- William-Adolphe Bouguereau
- Petite Bergère
- signed W-BOUGUEREAU and dated 1891 (lower left)
- oil on canvas
- 152cm by 86cm
Stephen Selby Pictures, London
Private collection, United Kingdom (and sold, Christie’s, London, November 30, 1984, lot 62, illustrated)
Pyms Gallery, London (acquired at the above sale)
Acquired from the above, circa 1985
Mark Steven Walker, “William-Adolphe Bouguereau: A Summary Catalogue of the Paintings,” William-Adolphe Bouguereau, L’Art Pompier, exh. cat., Borghi & Co., New York, 1991, p. 73
Damien Bartoli and Frederick C. Ross, William Bouguereau, his life and works, New York, 2010, p. 369, illustrated pl. 229; and in the revised 2014 edition, p. 369, illustrated pl. 229
Damien Bartoli and Frederick C. Ross, William Bouguereau, New York, 2010, p. 271, no. 1891/03, illustrated (with location unknown); and in the revised 2014 edition, p. 271, no. 1891/03, illustrated (with location unknown)
Like many of his contemporaries, including Jules Breton and Léon-Augustin Lhermitte (see lots 48, 58, 60), Bouguereau adopted some of the themes that Realist artists exhibited at the Salon, drawing his best subjects from rural life. However, unlike the earthbound workers often depicted by his contemporaries, Bouguereau reaches for classical pastoral poetry and subjects the real to the ideal – a formula that brought him enormous commercial success. His peasant models, almost exclusively female, are pensive and seem to be unaffected by any social or economic injustice. According to Alfred Nettement, Bouguereau’s student at the Académie Julian, his teacher "had absolute horror of what we would call realism and he always said that reality is charming when it borrows a gleam of poetry from the imagination" (Alfred Nettement, "William Bouguereau," L'Academie Julian, January 1906, p. 3, as quoted in Mark Steven Walker, "Biography," William Bouguereau, exh. cat., Montreal, 1984, p. 57). In the nineteenth century, as more people relocated to industrialized cities, peasants provided popular subject matter for artists in the nineteenth century as urban audiences viewed their pastoral counterparts with fascination and probably envied what they perceived to be a humble, uncomplicated and more gratifying way of life.
Bouguereau's elevation of his sitter's individual feelings and experiences to a universal level may well be the singular achievement of the artist's long and illustrious career.

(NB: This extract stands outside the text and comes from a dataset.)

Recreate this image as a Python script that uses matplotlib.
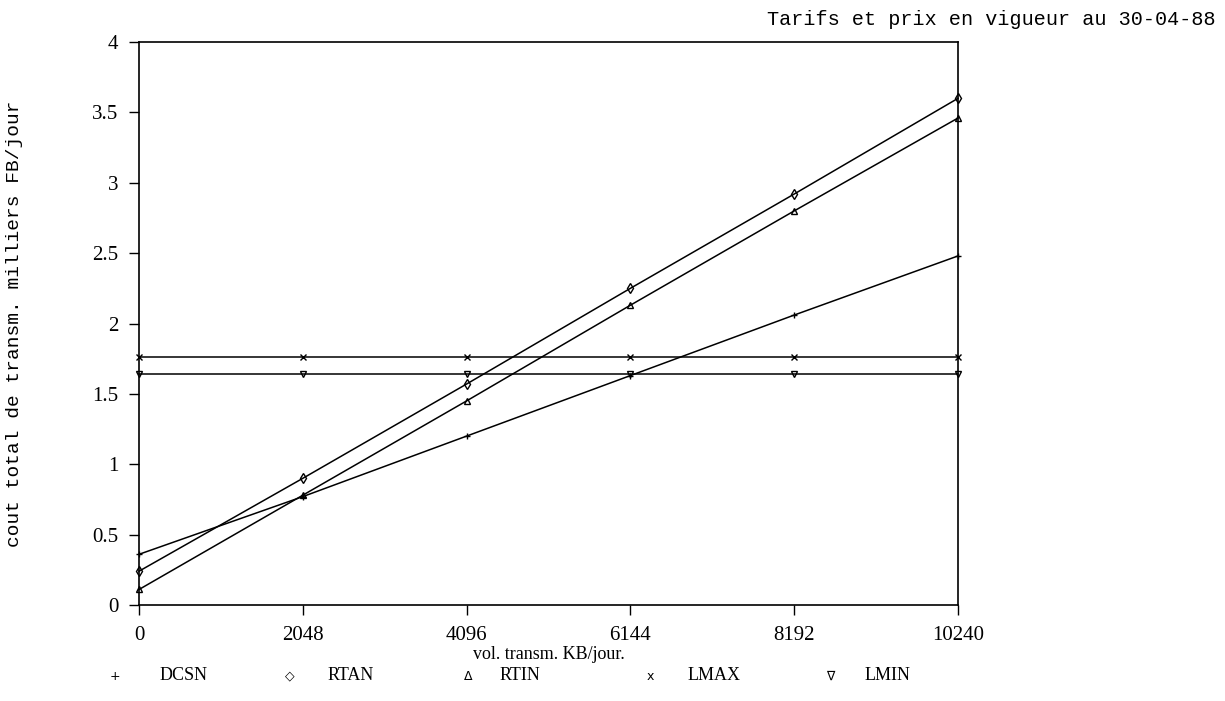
import matplotlib
matplotlib.use('Agg')
import matplotlib.pyplot as plt

# === Cout total de transmission vs volume transmis (tarifs 30-04-88) ===

volume = [0, 2048, 4096, 6144, 8192, 10240]

dcsn = [0.36, 0.77, 1.20, 1.63, 2.06, 2.48]
rtan = [0.24, 0.90, 1.57, 2.25, 2.92, 3.60]
rtin = [0.11, 0.78, 1.45, 2.13, 2.80, 3.46]
lmax = [1.76, 1.76, 1.76, 1.76, 1.76, 1.76]
lmin = [1.64, 1.64, 1.64, 1.64, 1.64, 1.64]

series_names = ['DCSN', 'RTAN', 'RTIN', 'LMAX', 'LMIN']
series_markers = ['+', 'd', '^', 'x', 'v']
legend_symbols = ['+', '\u25c7', '\u0394', 'x', '\u2207']

y_ticks = [0, 0.5, 1, 1.5, 2, 2.5, 3, 3.5, 4]
y_tick_labels = ['0', '0.5', '1', '1.5', '2', '2.5', '3', '3.5', '4']

mono = 'Liberation Mono'
serif = 'Liberation Serif'

fig = plt.figure(figsize=(12.25, 7.01), dpi=100)
ax = fig.add_axes([0.1135, 0.137, 0.6685, 0.803])

for values, marker in zip([dcsn, rtan, rtin, lmax, lmin], series_markers):
    ax.plot(volume, values, color='black', lw=1.1, marker=marker,
            markersize=5, markerfacecolor='none', markeredgewidth=1.0,
            clip_on=False)

ax.set_xlim(0, 10240)
ax.set_ylim(0, 4)
ax.set_xticks(volume)
ax.set_xticklabels([str(v) for v in volume], fontfamily=serif, fontsize=15)
ax.set_yticks(y_ticks)
ax.set_yticklabels(y_tick_labels, fontfamily=serif, fontsize=15)
ax.tick_params(axis='both', direction='out', length=7, width=1, color='black', pad=8)

for sp in ax.spines.values():
    sp.set_color('black')
    sp.set_linewidth(1.2)

ax.set_xlabel('vol. transm. KB/jour.', fontfamily=serif, fontsize=13, labelpad=1)
ax.set_ylabel('cout total de transm. milliers FB/jour', fontfamily=mono,
              fontsize=14, labelpad=50)

fig.text(0.992, 0.965, 'Tarifs et prix en vigueur au 30-04-88',
         ha='right', va='baseline', fontfamily=mono, fontsize=14.5)

# legend row under the x label: symbol, then name
sym_x = [115, 290, 468, 650, 830]
name_x = [160, 328, 500, 688, 865]
for sym, name, sx, nx in zip(legend_symbols, series_names, sym_x, name_x):
    fig.text(sx / 1225, 1 - 676 / 701, sym, ha='center', va='center',
             fontfamily='DejaVu Sans', fontsize=9)
    fig.text(nx / 1225, 1 - 676 / 701, name, ha='left', va='center',
             fontfamily=serif, fontsize=13)

fig.savefig('out.png', dpi=100)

While it might not be explicit in his paintings, he aimed to further the emerging values of an era of social change in France, and considered it his duty to protect and perpetuate the aims of liberty and human rights. Taking Bouguereau’s serene and bucolic oeuvre at face value, it appears unlikely that he would ever find himself embroiled in scandal, but in 1891 he participated in a controversial International art exhibition that had been organized in Berlin. Nearly every French artist boycotted the exhibition, with nationalist sentiments running strong after France’s defeat in the Franco Prussian war. Bouguereau found great acclaim at the exhibition in Germany, because of the fine paintings as well as his brave participation, but he was denigrated in French political circles. In a speech to the Fondation Taylor he said: “We should never forget that when the country suffers unspeakable anguish, Art still holds its head high and helps to maintain the honor of France” (as quoted in Ross and Bartoli, William Bouguereau, his life and works, p. 353).